B - Une discussion budgétaire sous la tutelle du Gouvernement

En vertu de la Constitution, le Gouvernement dispose de différentes prérogatives procédurales lui permettant d’influencer le cours de la discussion parlementaire d’un texte. Des prérogatives que l’Exécutif n’hésite pas à utiliser en matière financière pour faciliter l’adoption du projet de loi de finances.

Sur le plan de l’organisation, si l’article 48 de la Constitution institue un partage de l’ordre du jour entre Gouvernement et assemblées, il résulte du même article que le vote du projet de loi de finances est prioritaire : en d’autres termes, ce texte peut même être inscrit à l’ordre du jour des semaines réservées aux assemblées.

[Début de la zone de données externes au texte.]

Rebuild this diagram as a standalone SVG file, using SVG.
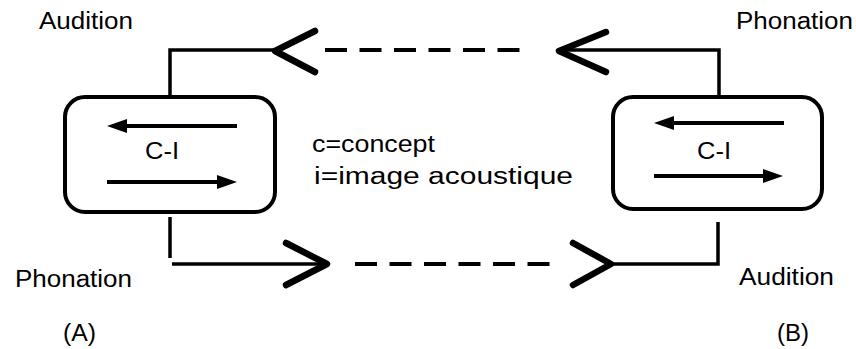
<svg xmlns="http://www.w3.org/2000/svg" width="856" height="349" viewBox="0 0 856 349">
  <style>
    .lbl { font-family: "Liberation Sans", Arial, sans-serif; font-size: 23px; fill: #000; }
    .box { fill: #fff; stroke: #000; stroke-width: 4; }
    .wire { fill: none; stroke: #000; stroke-width: 3.5; }
    .dash { fill: none; stroke: #000; stroke-width: 4; stroke-dasharray: 22 12.5; }
    .chev { fill: none; stroke: #000; stroke-width: 6.5; stroke-linecap: round; stroke-linejoin: round; }
    .inner { fill: none; stroke: #000; stroke-width: 4; }
    .head { fill: #000; stroke: none; }
  </style>
  <rect width="856" height="349" fill="#fff"/>

  <!-- speaker A -->
  <g id="speaker-a">
    <rect class="box" x="65" y="97" width="210" height="115" rx="20"/>
    <line class="inner" x1="237" y1="126" x2="122" y2="126"/>
    <polygon class="head" points="107,126 127,119 127,133"/>
    <line class="inner" x1="107" y1="182" x2="222" y2="182"/>
    <polygon class="head" points="237,182 217,175 217,189"/>
    <text class="lbl" x="145" y="159" textLength="34" lengthAdjust="spacingAndGlyphs">C-I</text>
  </g>

  <!-- speaker B -->
  <g id="speaker-b">
    <rect class="box" x="613" y="97" width="209" height="112" rx="20"/>
    <line class="inner" x1="784" y1="123" x2="669" y2="123"/>
    <polygon class="head" points="654,123 674,116 674,130"/>
    <line class="inner" x1="654" y1="176" x2="768" y2="176"/>
    <polygon class="head" points="783,176 763,169 763,183"/>
    <text class="lbl" x="697" y="159" textLength="34" lengthAdjust="spacingAndGlyphs">C-I</text>
  </g>

  <!-- legend -->
  <g id="legend">
    <text class="lbl" x="312" y="152" textLength="123" lengthAdjust="spacingAndGlyphs">c=concept</text>
    <text class="lbl" x="314" y="184" textLength="259" lengthAdjust="spacingAndGlyphs">i=image acoustique</text>
  </g>

  <!-- labels -->
  <g id="labels">
    <text class="lbl" x="39" y="29" textLength="94" lengthAdjust="spacingAndGlyphs">Audition</text>
    <text class="lbl" x="736" y="29" textLength="117" lengthAdjust="spacingAndGlyphs">Phonation</text>
    <text class="lbl" x="15" y="287" textLength="117" lengthAdjust="spacingAndGlyphs">Phonation</text>
    <text class="lbl" x="739" y="285" textLength="95" lengthAdjust="spacingAndGlyphs">Audition</text>
    <text class="lbl" x="63" y="341" textLength="33" lengthAdjust="spacingAndGlyphs">(A)</text>
    <text class="lbl" x="777" y="341" textLength="32" lengthAdjust="spacingAndGlyphs">(B)</text>
  </g>

  <!-- connectors -->
  <g id="connectors">
    <!-- B to A (top) -->
    <polyline class="wire" points="719,95 719,50 560,50"/>
    <polyline class="chev" points="606,32 559,51 606,72"/>
    <line class="dash" x1="325" y1="50" x2="527" y2="50"/>
    <polyline class="chev" points="315,31 275,51 315,72"/>
    <polyline class="wire" points="275,50 170,50 170,95"/>

    <!-- A to B (bottom) -->
    <line class="wire" x1="170" y1="217" x2="170" y2="258"/>
    <line class="wire" x1="172" y1="264" x2="326" y2="264"/>
    <polyline class="chev" points="286,243 327,264 286,285"/>
    <line class="dash" x1="355" y1="264" x2="557" y2="264"/>
    <polyline class="chev" points="573,243 611,264 573,285"/>
    <polyline class="wire" points="611,264 718,264 718,222"/>
  </g>
</svg>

Au cours de la discussion, le Gouvernement peut s’opposer à l'examen d'un amendement qui n'aurait pas été soumis à la commission saisie sur le fond (art. 44 al. 2 de la Constitution). Il peut, également, demander à l’une ou l’autre des assemblées de se prononcer par un seul vote sur tout ou partie du texte en discussion, en ne retenant que les amendements proposés ou acceptés par lui : c’est le « vote bloqué » (art. 44 al. 3 de la Constitution). Il peut aussi opposer l’irrecevabilité dans l’hypothèse où un amendement interviendrait dans une matière qui ne relève pas du domaine de la loi (art. 41 de la Constitution).

Enfin, le Premier ministre peut, après délibération en Conseil des ministres, engager la responsabilité du Gouvernement devant l’Assemblée nationale sur le vote du projet de loi de finances (art. 49 al. 3 de la Constitution). Aucune limitation n’est prévue pour ce type de texte. Si aucune motion de censure n’est déposée dans le délai de 24 heures ou si la motion n’est pas adoptée, le projet de loi de finances est considéré comme adopté.